The theme develops, before repeating the opening 3 bars, then modulating and cadencing. A legato cello line transitions into a new idea. A gentle piano part comes in, with a static, 2 bar, chordal figure, with strings being added to the texture as it repeats. ‘Queenie’s Theme’ is added over the top of this in the clarinet, creating a very beautiful accompaniment to the touching moment where Jacob steps out into the rain.

The chords, combined with ‘Queenie’s Theme’ repeat several times before ending on the dominant and modulating into the relative major, G major, for the ‘Goodbye Theme’. Starting off exclusively in the strings, this gorgeous melody, with parallel major chords, underpins Queenie and Jacob’s kiss. Brass and harp enter as the theme develops, before eventually slowing down, with some harmonic shifts to signify the end of the theme, and ending on a final high D inverted pedal in the strings.

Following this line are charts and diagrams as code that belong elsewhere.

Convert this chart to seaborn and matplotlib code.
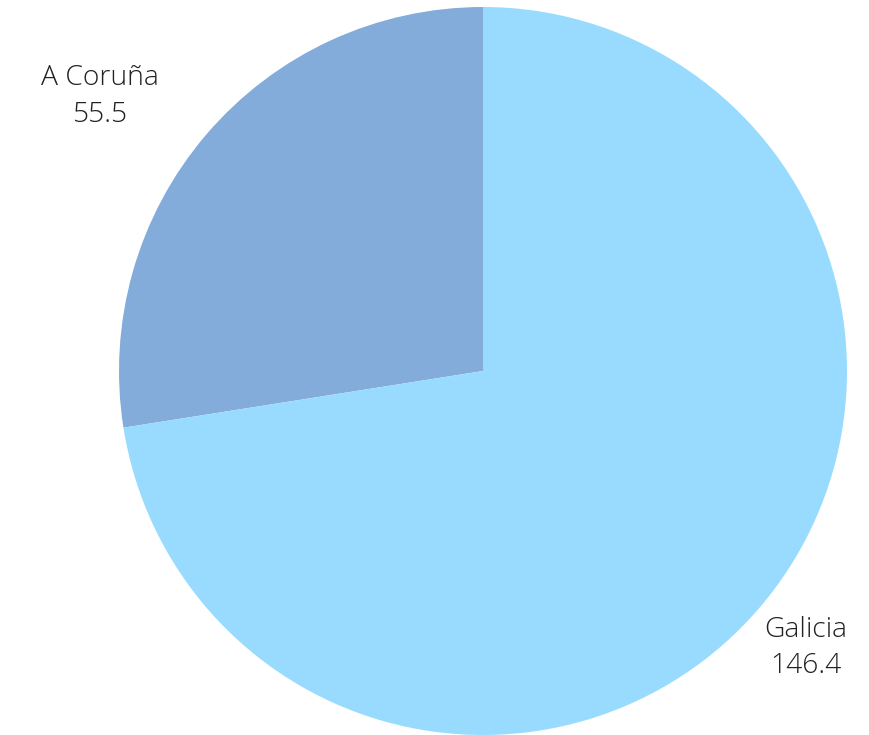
import matplotlib
matplotlib.use("Agg")
import matplotlib.pyplot as plt
import seaborn as sns

# Data
regions = ["A Coruña", "Galicia"]
values = [55.5, 146.4]
colors = ["#84ACDB", "#99DBFE"]
value_labels = ["55.5", "146.4"]

sns.set_theme(style="white")
plt.rcParams["font.family"] = ["Open Sans", "DejaVu Sans"]

fig = plt.figure(figsize=(8.69, 7.35), dpi=100)
fig.patch.set_facecolor("white")
ax = fig.add_axes([119 / 869, 0 / 735, 728 / 869, 728 / 735])

ax.pie(values, colors=colors, startangle=90, counterclock=True,
       wedgeprops=dict(linewidth=0), radius=1.0)
ax.set_xlim(-1, 1)
ax.set_ylim(-1, 1)
ax.set_aspect("auto")
ax.axis("off")

# Label positions (data coordinates of the pie axes)
label_pos = [(-1.052, 0.755), (0.887, -0.761)]
for name, val, (x, y) in zip(regions, value_labels, label_pos):
    ax.text(x, y, f"{name}\n{val}", ha="center", va="center",
            fontsize=20.3, fontweight="light", color="#222222",
            linespacing=1.42, clip_on=False)

fig.savefig("out.png", dpi=100, facecolor="white")
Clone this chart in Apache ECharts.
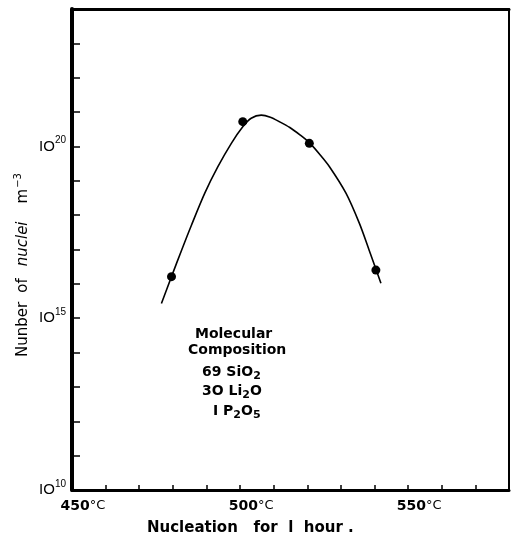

The very 20s inspired ‘Bouncy Theme’ is next heard, in a typical orchestration, with the piano playing the melody, almost as if improvised, drum kit on the backbeat and bass emphasising the harmonic bassline. Making use of the jazz idiom and vocabulary, this theme derives it’s character from its swung and upbeat nature, use of the minor third and melodic syncopation.

A gentle woodwind and string idea caps off this cue, as we see Jacob back at the canning factory. The bassline from the ‘Bouncy Theme’ returns after this, with a low woodwind melody included this time. Staccato strings then enter, and resolve into a long held major chord to end the cue, as Jacob receives his Occamy eggshells.